*WHAT YOU ARE ASKED TO DO*:
Take every line from the listing below that contains "this".

*DATA*:
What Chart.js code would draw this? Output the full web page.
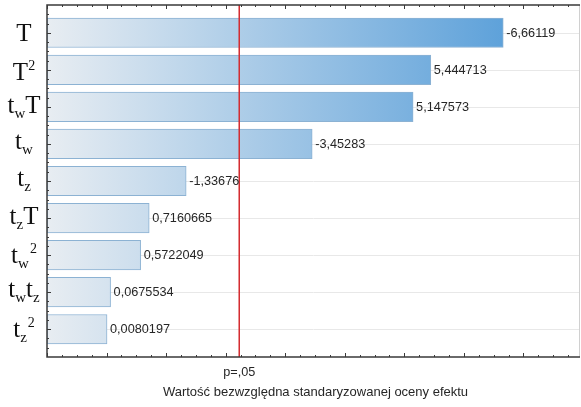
---
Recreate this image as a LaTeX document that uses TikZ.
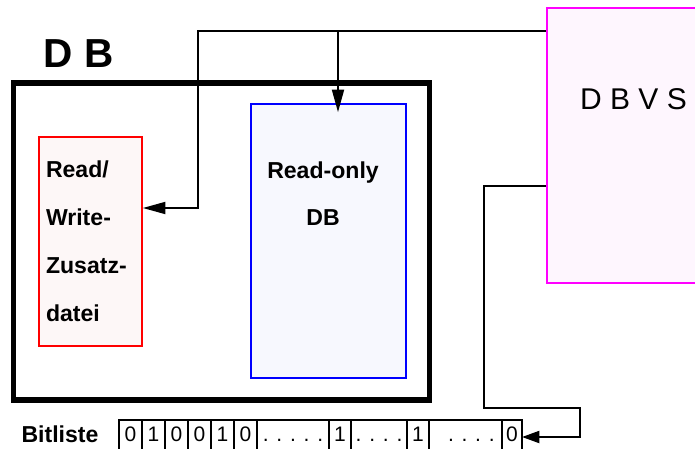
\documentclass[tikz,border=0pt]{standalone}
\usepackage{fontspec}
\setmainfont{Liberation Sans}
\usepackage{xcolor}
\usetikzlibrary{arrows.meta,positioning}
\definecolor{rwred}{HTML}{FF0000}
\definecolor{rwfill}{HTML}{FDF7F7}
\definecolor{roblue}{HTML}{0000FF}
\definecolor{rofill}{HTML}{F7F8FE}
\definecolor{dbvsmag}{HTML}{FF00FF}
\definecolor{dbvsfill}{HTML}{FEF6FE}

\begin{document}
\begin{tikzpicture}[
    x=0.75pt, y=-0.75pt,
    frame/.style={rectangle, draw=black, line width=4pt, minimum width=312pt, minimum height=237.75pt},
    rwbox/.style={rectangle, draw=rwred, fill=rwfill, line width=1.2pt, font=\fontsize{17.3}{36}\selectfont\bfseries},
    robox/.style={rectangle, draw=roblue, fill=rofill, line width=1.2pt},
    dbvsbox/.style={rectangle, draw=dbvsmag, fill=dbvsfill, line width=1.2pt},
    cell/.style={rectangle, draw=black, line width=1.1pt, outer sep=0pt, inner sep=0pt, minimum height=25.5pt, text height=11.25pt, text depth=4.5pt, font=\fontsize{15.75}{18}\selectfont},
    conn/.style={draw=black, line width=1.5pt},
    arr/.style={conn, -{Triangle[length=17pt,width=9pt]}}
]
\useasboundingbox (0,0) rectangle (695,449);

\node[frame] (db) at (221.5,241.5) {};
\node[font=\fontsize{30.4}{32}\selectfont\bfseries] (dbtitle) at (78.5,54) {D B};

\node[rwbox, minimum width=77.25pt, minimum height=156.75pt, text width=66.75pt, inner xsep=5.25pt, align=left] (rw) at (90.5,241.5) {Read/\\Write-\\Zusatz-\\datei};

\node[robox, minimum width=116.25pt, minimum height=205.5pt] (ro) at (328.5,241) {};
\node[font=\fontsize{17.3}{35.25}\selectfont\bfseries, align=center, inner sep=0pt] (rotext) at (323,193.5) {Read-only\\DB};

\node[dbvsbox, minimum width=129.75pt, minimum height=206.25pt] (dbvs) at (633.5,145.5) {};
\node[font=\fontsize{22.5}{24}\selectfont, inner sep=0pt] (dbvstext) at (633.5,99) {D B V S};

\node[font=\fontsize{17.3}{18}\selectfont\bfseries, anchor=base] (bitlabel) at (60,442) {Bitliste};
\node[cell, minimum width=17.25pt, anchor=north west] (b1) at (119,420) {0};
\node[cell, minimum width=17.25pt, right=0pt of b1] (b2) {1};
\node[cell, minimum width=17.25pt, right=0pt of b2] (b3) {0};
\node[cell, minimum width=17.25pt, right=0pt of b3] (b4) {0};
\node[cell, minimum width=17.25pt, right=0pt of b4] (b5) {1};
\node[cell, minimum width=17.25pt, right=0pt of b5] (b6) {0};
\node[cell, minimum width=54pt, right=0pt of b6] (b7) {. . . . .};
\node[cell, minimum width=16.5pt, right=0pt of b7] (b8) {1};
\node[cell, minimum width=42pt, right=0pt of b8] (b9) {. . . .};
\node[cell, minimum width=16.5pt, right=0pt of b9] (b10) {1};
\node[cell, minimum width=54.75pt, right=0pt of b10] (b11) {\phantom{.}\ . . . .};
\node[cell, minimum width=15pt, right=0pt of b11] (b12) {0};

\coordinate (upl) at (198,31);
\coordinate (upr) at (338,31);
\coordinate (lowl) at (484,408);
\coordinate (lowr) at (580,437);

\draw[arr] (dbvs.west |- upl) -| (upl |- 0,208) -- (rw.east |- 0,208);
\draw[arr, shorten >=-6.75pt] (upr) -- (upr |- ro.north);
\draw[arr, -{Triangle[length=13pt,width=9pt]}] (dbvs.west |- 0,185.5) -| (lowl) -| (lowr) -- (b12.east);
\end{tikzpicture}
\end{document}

*COMPLETE ANSWER*:
What Chart.js code would draw this? Output the full web page.
Recreate this image as a LaTeX document that uses TikZ.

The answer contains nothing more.